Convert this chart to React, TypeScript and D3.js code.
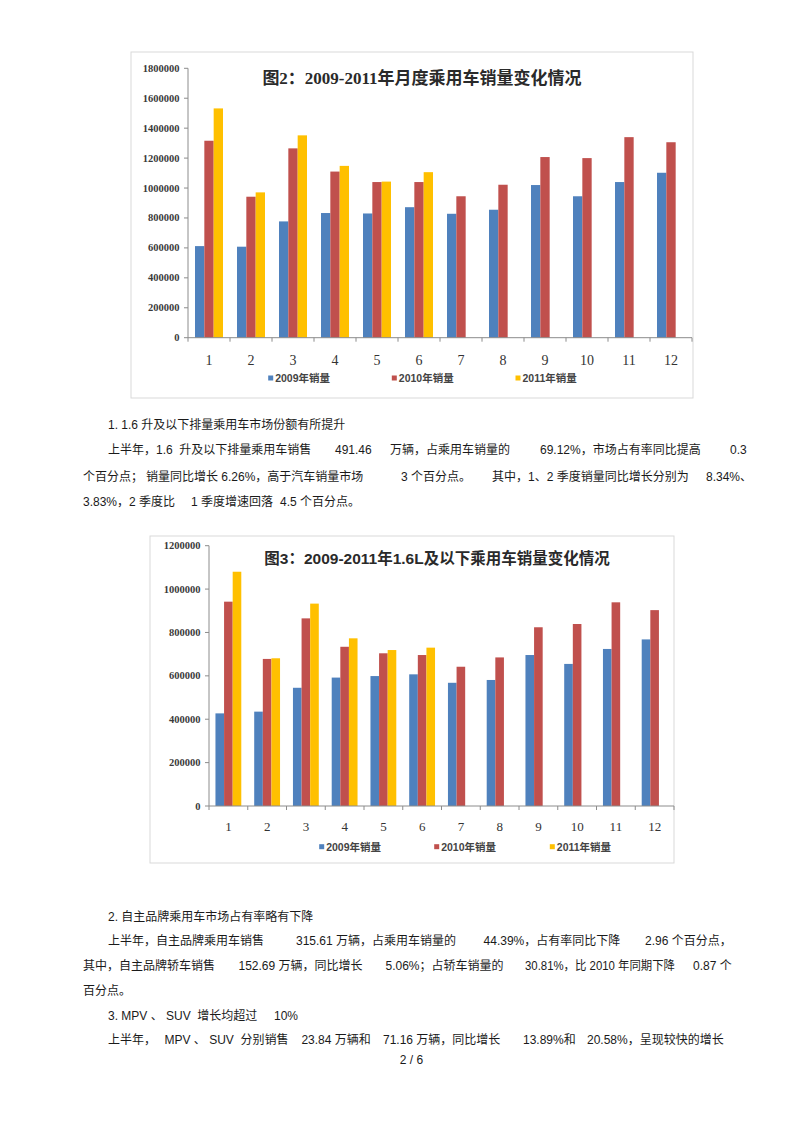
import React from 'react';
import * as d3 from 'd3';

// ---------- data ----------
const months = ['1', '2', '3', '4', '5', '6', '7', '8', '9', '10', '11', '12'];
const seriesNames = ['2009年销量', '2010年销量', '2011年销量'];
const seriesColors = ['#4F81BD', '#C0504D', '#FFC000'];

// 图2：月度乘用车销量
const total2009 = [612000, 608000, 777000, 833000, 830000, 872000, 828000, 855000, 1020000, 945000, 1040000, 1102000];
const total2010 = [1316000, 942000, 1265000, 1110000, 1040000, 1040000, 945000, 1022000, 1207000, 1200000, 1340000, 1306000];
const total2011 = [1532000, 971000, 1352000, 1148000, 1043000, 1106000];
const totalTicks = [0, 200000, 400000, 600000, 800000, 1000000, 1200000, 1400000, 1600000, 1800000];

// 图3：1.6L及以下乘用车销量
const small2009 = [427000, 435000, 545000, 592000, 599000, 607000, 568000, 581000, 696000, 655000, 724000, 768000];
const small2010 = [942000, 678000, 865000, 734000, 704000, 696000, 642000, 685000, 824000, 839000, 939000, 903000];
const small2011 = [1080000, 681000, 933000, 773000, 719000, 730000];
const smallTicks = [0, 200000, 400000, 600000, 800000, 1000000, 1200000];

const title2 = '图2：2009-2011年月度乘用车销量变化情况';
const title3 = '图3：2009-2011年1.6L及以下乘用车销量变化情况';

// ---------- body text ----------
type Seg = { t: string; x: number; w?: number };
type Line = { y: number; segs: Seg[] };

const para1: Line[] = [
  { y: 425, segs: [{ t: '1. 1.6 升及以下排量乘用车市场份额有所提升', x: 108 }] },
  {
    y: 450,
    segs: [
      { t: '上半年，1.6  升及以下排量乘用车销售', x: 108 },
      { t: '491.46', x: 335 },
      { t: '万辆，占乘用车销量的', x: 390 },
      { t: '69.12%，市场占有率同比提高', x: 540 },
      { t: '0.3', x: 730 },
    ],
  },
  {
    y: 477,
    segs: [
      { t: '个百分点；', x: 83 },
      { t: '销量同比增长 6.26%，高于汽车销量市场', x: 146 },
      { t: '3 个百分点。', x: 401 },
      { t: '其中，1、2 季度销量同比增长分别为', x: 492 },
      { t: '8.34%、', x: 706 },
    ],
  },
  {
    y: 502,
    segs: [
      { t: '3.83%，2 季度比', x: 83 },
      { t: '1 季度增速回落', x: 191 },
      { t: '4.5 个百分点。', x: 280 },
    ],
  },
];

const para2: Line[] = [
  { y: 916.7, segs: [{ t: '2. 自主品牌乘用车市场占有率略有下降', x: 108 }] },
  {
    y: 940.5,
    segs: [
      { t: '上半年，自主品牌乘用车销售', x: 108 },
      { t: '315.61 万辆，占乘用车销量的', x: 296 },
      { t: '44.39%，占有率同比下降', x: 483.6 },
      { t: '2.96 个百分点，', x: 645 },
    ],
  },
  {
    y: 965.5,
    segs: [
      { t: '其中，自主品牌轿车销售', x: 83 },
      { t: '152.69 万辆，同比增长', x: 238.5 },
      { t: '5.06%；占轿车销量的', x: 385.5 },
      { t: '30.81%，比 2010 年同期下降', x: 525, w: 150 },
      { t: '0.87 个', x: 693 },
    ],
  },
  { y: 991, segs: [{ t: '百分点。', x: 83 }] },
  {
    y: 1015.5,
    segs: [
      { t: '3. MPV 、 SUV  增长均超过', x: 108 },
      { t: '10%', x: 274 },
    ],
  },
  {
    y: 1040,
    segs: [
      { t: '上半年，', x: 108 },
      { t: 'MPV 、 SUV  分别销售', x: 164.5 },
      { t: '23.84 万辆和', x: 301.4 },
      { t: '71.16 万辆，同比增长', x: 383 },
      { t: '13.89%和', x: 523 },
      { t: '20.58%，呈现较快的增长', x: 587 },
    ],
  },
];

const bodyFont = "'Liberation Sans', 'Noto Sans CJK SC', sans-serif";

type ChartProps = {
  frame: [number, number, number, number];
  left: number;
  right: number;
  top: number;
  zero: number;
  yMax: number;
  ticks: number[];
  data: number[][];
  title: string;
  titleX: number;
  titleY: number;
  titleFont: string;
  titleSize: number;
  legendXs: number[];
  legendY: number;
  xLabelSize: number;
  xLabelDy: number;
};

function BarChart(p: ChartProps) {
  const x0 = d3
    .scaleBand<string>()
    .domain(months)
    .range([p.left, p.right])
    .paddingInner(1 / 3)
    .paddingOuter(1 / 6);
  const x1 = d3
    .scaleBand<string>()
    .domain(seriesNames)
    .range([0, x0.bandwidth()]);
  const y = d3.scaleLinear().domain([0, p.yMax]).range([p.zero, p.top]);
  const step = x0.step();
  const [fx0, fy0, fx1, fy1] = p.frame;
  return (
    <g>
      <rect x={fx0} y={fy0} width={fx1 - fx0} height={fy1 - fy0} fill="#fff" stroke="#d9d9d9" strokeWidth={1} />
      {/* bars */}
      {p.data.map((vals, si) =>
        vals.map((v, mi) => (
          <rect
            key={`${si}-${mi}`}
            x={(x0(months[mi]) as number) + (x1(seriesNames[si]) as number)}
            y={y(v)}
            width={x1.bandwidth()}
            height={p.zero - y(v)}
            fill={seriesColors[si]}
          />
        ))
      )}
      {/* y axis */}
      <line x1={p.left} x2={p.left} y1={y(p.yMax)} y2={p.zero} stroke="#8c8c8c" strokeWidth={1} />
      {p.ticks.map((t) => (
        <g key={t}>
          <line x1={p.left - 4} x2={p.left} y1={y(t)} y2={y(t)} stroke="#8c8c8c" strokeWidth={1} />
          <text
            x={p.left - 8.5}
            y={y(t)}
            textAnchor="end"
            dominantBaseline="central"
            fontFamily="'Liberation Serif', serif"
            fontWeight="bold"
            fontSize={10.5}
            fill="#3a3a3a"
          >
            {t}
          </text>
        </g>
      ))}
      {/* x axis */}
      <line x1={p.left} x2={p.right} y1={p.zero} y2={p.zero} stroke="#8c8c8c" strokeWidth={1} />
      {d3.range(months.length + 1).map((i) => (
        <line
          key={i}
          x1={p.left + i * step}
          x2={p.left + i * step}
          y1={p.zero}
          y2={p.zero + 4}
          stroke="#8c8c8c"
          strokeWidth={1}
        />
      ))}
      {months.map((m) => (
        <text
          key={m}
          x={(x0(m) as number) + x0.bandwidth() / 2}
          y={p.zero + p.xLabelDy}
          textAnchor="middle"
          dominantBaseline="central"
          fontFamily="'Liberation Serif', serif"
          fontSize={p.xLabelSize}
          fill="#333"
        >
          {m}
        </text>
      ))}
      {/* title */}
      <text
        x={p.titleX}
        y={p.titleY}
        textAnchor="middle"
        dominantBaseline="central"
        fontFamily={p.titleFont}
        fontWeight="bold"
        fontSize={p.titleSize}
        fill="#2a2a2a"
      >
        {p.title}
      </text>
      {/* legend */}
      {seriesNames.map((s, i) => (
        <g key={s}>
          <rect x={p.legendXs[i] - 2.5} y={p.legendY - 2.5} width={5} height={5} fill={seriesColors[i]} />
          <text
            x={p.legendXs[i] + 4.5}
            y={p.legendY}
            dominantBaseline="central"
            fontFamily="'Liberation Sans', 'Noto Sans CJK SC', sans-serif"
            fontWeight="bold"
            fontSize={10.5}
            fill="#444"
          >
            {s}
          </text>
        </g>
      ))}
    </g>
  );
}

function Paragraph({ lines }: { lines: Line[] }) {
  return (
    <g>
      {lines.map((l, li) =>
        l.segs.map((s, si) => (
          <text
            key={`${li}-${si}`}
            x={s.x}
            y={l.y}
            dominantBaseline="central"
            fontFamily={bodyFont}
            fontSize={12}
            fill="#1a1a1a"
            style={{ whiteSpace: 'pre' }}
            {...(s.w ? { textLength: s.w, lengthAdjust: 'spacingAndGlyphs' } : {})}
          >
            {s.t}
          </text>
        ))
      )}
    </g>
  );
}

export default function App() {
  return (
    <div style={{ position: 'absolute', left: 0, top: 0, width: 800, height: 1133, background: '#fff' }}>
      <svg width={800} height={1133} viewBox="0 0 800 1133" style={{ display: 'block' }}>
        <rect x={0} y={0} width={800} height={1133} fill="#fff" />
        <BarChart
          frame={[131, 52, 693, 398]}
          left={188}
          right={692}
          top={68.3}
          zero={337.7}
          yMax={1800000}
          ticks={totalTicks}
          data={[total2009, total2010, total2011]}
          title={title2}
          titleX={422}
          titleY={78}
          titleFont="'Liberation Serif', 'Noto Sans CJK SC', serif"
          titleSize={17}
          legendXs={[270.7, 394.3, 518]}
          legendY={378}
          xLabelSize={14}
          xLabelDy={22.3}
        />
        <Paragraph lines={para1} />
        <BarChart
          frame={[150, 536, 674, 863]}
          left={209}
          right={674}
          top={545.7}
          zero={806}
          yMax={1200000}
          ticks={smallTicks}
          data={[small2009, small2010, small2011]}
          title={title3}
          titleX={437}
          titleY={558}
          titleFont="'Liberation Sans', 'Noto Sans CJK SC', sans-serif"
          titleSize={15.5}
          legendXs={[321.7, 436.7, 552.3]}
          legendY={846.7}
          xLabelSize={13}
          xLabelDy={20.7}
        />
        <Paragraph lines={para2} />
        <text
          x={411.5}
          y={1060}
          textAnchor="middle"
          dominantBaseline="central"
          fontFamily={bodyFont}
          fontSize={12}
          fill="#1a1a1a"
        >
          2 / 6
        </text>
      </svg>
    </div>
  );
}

[Stated goal]
Your task is to reproduce exactly the lines from the start of the data above through the line containing "const seriesColors = ['#4F81BD', '#C0504D', '#FFC000'];", leaving every picture out.

[Completed exercise]
Convert this chart to React, TypeScript and D3.js code.
import React from 'react';
import * as d3 from 'd3';

// ---------- data ----------
const months = ['1', '2', '3', '4', '5', '6', '7', '8', '9', '10', '11', '12'];
const seriesNames = ['2009年销量', '2010年销量', '2011年销量'];
const seriesColors = ['#4F81BD', '#C0504D', '#FFC000'];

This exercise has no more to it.